Menurut survei Gallup Korea yang dirilis 4 April, Lee menjadi kandidat terkuat dengan dukungan 34 persen, jauh mengungguli kandidat konservatif terdepan, Kim Moon-soo (73 tahun), yang hanya memperoleh 9 persen suara.
Di sisi lain, partai berkuasa People Power Party (PPP) belum menetapkan calon resminya dan berencana menggelar pemilihan internal pada Mei untuk menentukan kandidat yang akan diusung.
Mantan pemimpin PPP, Han Dong-hoon, juga mengumumkan pencalonannya pada Kamis, bergabung dengan daftar panjang kandidat potensial, termasuk Wali Kota Seoul Oh Se-hoon dan anggota parlemen Ahn Cheol-soo. Namun, sejauh ini, hanya Lee yang menunjukkan dominasi dalam berbagai jajak pendapat, sementara para kandidat lainnya masih berada di angka satu digit dalam survei publik.

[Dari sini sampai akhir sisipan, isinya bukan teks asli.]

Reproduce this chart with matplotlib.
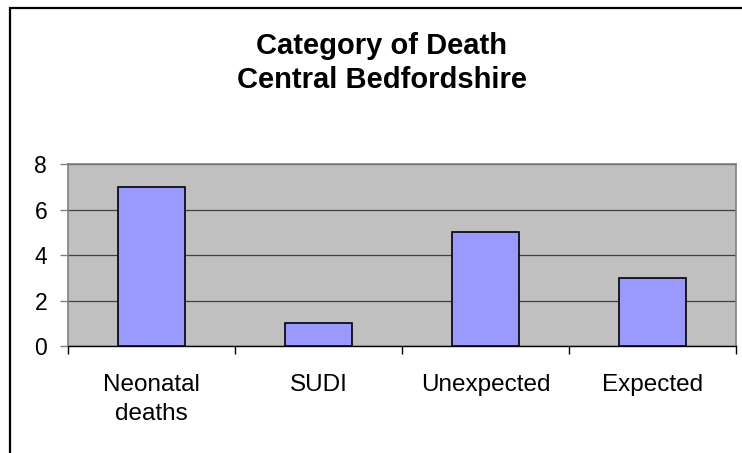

Tantangan hukum yang dihadapi Lee Jae-myung
Meskipun menjadi kandidat terkuat, Lee masih menghadapi berbagai tantangan hukum yang berpotensi mempengaruhi pencalonannya.
Ia saat ini sedang menjalani persidangan atas dugaan kasus suap dan skandal pengembangan properti senilai USD1 miliar. Selain itu, jaksa juga mengajukan banding atas keputusan pengadilan yang membatalkan vonis bersalah Lee terkait pelanggaran undang-undang pemilu pada Maret lalu.
Belum dapat dipastikan apakah kasus hukum ini akan menjadi hambatan bagi langkahnya menuju kursi kepresidenan.
Di luar persoalan hukum, Lee juga menjadi korban serangan fisik pada Januari 2024, ketika seorang pria menusuk lehernya saat ia menghadiri sebuah acara. Lee kemudian menjalani operasi dan berhasil pulih dari insiden tersebut.
Dengan dinamika politik yang masih berkembang, pemilihan presiden mendatang diprediksi akan menjadi pertarungan sengit, terutama di tengah ketidakpastian hukum dan persaingan internal di kubu konservatif.